The inset photos show what the camera is seeing (left) and the red box indicating face detection (right)
The laser in the video looks substantially more powerful than the U.S. FDA limit of 5 milliwatts. (However, it can be difficult to estimate laser power from a video. For example, the camera may be more red-sensitive than human eyes which might explain why the beam seems so large and bright.)
Anyone doing this should be aware of the problem of laser pointers often being more powerful than the label states, and more powerful than the U.S. limit of 5 mW.
Fortunately for Reeves’ vision, the laser is mechanically aimed by two devices that move it left-right and up-down. This makes the aiming relatively slow and lagging the facial recognition, so the beam can be dodged much of the time. He moves to avoid the beam, and is hit in or very near to an eye about once every couple of seconds.

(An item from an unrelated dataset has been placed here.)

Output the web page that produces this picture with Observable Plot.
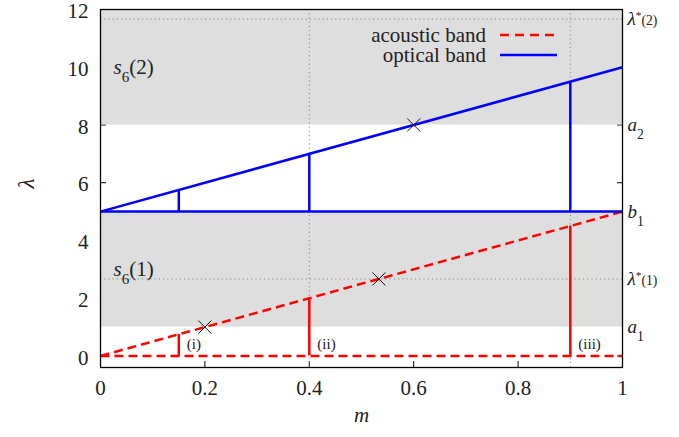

The screenshot below shows the camera (blue arrow) and a laser module mounted on two servos (yellow arrow).
As befits a student budget, the housing is an old pizza box. Reeves wrote the facial recognition and aiming program in C#, using Emgu CV, a .Net wrapper for the OpenCV computer vision library.
In about a day, the video received 80,000 views as well as being featured at tech blog The Verge.
From The Verge. Original YouTube video here.
UPDATED April 19 2017: Michael Reeves told C/Net “My eyes are fine. A lot of people seem concerned about that, which I admit is warranted. I used a 5 mW laser diode, and never had it in my vision for more than a fraction of a second."